Exercise requirements
Your copy should hold exactly the lines from the one containing "Give me the D3.js source for this chart." to the one containing "d === 0.35 ? 2", inclusive, with no pictures.

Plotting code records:
-=-=-=-=-
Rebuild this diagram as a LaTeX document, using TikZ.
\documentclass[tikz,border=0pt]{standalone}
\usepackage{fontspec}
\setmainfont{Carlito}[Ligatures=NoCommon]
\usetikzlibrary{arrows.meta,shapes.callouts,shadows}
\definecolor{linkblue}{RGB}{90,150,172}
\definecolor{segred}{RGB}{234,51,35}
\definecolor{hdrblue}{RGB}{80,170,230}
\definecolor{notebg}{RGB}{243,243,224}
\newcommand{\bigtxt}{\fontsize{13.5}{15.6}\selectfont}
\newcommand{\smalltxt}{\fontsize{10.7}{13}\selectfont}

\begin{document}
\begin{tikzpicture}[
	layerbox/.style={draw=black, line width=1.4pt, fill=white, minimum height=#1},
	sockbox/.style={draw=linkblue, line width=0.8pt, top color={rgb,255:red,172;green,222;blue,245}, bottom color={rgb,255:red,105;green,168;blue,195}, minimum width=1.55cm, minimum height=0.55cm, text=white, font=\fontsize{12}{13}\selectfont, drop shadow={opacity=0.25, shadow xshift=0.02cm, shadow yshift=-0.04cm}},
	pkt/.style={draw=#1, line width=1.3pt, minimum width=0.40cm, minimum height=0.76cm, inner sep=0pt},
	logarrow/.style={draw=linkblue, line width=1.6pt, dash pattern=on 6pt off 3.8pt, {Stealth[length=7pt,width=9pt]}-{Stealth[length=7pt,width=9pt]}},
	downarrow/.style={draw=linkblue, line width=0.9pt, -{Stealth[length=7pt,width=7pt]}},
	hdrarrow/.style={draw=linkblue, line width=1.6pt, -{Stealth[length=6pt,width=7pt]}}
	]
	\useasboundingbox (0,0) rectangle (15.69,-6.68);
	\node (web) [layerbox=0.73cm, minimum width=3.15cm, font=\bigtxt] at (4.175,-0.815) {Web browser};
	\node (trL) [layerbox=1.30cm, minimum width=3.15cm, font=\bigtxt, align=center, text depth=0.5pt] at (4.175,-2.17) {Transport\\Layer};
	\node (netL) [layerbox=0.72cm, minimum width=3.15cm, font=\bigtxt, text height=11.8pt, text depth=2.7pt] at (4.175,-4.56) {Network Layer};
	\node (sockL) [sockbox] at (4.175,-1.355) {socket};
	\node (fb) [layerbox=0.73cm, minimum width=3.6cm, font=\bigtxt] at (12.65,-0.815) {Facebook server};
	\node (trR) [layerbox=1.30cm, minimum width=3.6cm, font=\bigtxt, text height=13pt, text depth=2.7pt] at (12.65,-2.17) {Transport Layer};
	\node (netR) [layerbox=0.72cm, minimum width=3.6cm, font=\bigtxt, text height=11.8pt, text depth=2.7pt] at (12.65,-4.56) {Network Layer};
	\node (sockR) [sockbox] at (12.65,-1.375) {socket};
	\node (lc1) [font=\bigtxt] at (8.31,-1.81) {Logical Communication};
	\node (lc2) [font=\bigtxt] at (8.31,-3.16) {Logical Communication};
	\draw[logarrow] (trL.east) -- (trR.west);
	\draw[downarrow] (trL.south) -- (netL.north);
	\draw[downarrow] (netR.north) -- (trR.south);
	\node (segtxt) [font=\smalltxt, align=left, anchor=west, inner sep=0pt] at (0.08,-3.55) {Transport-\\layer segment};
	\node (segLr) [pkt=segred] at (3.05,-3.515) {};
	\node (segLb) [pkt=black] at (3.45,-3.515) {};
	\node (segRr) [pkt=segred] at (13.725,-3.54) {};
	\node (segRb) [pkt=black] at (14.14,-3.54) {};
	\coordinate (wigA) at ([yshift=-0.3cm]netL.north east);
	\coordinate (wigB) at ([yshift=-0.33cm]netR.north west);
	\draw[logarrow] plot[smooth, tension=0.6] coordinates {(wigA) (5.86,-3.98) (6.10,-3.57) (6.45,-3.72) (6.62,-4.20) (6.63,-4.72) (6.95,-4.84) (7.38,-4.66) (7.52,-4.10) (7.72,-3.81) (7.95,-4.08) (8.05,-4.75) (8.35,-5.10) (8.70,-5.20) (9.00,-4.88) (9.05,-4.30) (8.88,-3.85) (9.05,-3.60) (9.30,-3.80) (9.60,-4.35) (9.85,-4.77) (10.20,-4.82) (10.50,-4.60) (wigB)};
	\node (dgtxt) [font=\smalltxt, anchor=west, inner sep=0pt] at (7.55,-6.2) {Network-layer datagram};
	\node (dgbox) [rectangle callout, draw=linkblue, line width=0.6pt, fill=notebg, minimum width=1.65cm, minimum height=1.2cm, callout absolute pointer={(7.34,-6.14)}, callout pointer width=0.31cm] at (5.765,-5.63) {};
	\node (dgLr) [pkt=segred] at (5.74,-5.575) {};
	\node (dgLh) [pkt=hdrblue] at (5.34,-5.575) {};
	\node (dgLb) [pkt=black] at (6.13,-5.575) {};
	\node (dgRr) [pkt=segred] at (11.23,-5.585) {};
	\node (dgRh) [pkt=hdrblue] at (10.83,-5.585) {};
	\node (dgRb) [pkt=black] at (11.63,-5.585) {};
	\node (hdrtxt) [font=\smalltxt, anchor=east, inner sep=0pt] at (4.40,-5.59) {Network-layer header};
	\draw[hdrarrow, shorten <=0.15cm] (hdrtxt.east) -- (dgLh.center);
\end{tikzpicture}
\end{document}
-=-=-=-=-
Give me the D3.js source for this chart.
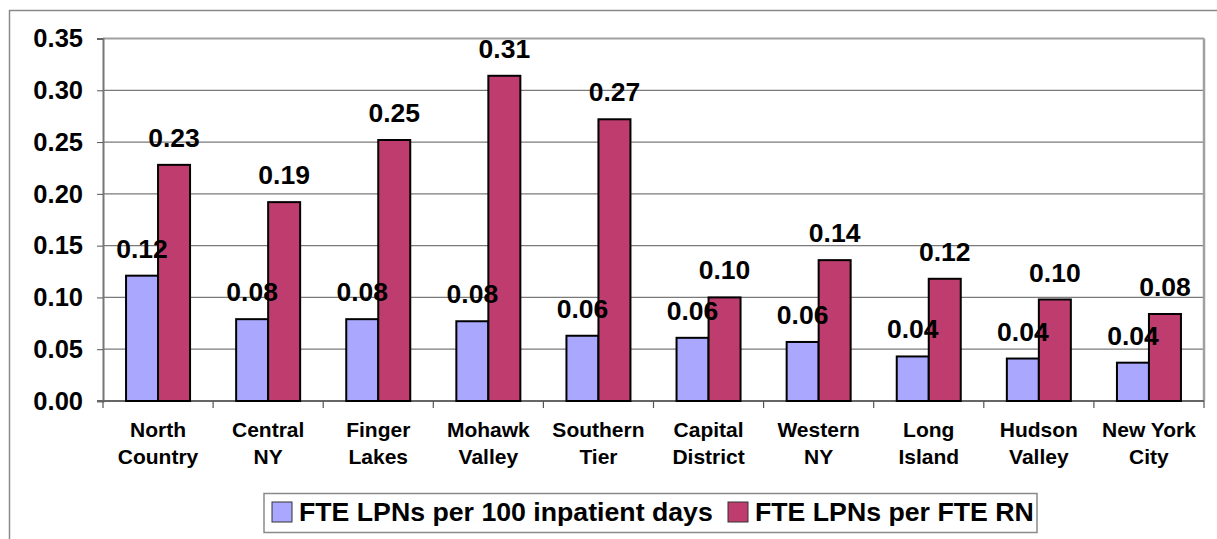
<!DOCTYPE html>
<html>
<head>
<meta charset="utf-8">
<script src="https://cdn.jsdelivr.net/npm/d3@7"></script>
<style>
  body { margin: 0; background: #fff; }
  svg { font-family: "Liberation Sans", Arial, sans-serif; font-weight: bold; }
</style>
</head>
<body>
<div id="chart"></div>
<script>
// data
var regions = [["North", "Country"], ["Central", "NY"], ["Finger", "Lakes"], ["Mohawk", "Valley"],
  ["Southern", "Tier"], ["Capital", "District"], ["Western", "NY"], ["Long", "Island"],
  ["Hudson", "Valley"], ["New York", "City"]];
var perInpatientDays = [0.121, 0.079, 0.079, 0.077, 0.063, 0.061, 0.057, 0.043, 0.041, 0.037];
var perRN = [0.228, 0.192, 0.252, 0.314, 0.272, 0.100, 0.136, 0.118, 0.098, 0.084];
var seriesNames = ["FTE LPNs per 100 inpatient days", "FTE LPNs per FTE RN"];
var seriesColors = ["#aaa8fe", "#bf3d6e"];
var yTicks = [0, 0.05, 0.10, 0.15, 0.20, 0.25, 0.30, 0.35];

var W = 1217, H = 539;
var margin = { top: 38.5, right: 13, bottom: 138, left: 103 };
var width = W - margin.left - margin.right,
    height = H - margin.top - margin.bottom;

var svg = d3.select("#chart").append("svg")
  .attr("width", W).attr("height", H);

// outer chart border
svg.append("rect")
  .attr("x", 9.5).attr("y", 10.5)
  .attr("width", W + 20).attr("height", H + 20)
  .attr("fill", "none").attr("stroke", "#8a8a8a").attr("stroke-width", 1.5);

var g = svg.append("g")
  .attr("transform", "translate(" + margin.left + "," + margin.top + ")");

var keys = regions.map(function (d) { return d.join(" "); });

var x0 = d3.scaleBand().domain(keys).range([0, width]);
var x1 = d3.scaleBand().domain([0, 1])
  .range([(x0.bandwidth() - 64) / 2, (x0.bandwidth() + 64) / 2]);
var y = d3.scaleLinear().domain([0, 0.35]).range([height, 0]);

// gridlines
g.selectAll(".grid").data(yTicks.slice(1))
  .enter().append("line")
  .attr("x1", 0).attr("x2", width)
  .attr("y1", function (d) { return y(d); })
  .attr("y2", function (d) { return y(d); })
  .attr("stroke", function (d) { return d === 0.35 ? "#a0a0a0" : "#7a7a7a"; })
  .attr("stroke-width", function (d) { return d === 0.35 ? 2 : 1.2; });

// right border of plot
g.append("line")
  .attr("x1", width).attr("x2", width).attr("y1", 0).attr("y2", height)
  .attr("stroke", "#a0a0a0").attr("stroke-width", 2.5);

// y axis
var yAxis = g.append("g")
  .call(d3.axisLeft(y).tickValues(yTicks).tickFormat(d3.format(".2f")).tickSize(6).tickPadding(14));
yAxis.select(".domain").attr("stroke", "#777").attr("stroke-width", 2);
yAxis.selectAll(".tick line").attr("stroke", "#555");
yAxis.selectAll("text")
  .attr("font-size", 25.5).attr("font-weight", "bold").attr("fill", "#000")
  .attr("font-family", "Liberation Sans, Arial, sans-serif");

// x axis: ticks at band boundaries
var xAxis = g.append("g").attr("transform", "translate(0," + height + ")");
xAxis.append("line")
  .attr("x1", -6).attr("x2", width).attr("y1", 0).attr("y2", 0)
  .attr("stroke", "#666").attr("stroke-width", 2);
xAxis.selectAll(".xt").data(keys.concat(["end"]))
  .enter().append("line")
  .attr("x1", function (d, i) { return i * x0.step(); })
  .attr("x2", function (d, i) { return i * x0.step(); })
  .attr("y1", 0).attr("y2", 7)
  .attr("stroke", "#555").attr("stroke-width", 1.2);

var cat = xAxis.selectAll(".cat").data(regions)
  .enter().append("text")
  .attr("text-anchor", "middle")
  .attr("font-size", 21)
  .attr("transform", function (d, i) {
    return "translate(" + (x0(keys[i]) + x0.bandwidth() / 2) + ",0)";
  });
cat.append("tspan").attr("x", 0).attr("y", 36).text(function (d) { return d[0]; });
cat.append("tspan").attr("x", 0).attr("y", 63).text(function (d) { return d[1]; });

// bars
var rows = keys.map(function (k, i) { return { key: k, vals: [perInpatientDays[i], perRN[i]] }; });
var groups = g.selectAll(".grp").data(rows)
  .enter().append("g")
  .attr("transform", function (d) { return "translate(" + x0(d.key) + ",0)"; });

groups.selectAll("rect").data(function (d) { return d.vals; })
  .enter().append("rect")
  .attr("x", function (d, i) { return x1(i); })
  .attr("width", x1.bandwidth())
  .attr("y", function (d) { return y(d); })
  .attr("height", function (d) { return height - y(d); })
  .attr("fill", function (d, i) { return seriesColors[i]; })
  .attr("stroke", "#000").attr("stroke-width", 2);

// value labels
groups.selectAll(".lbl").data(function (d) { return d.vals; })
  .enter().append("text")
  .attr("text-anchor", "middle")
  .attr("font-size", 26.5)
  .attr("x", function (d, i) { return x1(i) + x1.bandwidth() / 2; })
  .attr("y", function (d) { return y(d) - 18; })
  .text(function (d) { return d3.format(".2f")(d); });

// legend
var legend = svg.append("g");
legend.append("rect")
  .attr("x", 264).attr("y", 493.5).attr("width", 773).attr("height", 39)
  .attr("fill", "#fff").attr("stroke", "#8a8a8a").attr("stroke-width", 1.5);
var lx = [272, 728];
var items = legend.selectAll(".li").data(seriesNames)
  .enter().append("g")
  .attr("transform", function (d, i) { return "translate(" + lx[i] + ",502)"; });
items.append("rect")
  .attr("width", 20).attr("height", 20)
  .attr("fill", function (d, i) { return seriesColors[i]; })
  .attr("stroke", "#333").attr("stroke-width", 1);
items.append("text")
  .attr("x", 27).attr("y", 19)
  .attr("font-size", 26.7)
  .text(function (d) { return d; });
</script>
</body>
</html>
-=-=-=-=-
Complete response
Give me the D3.js source for this chart.
<!DOCTYPE html>
<html>
<head>
<meta charset="utf-8">
<script src="https://cdn.jsdelivr.net/npm/d3@7"></script>
<style>
  body { margin: 0; background: #fff; }
  svg { font-family: "Liberation Sans", Arial, sans-serif; font-weight: bold; }
</style>
</head>
<body>
<div id="chart"></div>
<script>
// data
var regions = [["North", "Country"], ["Central", "NY"], ["Finger", "Lakes"], ["Mohawk", "Valley"],
  ["Southern", "Tier"], ["Capital", "District"], ["Western", "NY"], ["Long", "Island"],
  ["Hudson", "Valley"], ["New York", "City"]];
var perInpatientDays = [0.121, 0.079, 0.079, 0.077, 0.063, 0.061, 0.057, 0.043, 0.041, 0.037];
var perRN = [0.228, 0.192, 0.252, 0.314, 0.272, 0.100, 0.136, 0.118, 0.098, 0.084];
var seriesNames = ["FTE LPNs per 100 inpatient days", "FTE LPNs per FTE RN"];
var seriesColors = ["#aaa8fe", "#bf3d6e"];
var yTicks = [0, 0.05, 0.10, 0.15, 0.20, 0.25, 0.30, 0.35];

var W = 1217, H = 539;
var margin = { top: 38.5, right: 13, bottom: 138, left: 103 };
var width = W - margin.left - margin.right,
    height = H - margin.top - margin.bottom;

var svg = d3.select("#chart").append("svg")
  .attr("width", W).attr("height", H);

// outer chart border
svg.append("rect")
  .attr("x", 9.5).attr("y", 10.5)
  .attr("width", W + 20).attr("height", H + 20)
  .attr("fill", "none").attr("stroke", "#8a8a8a").attr("stroke-width", 1.5);

var g = svg.append("g")
  .attr("transform", "translate(" + margin.left + "," + margin.top + ")");

var keys = regions.map(function (d) { return d.join(" "); });

var x0 = d3.scaleBand().domain(keys).range([0, width]);
var x1 = d3.scaleBand().domain([0, 1])
  .range([(x0.bandwidth() - 64) / 2, (x0.bandwidth() + 64) / 2]);
var y = d3.scaleLinear().domain([0, 0.35]).range([height, 0]);

// gridlines
g.selectAll(".grid").data(yTicks.slice(1))
  .enter().append("line")
  .attr("x1", 0).attr("x2", width)
  .attr("y1", function (d) { return y(d); })
  .attr("y2", function (d) { return y(d); })
  .attr("stroke", function (d) { return d === 0.35 ? "#a0a0a0" : "#7a7a7a"; })
  .attr("stroke-width", function (d) { return d === 0.35 ? 2 : 1.2; });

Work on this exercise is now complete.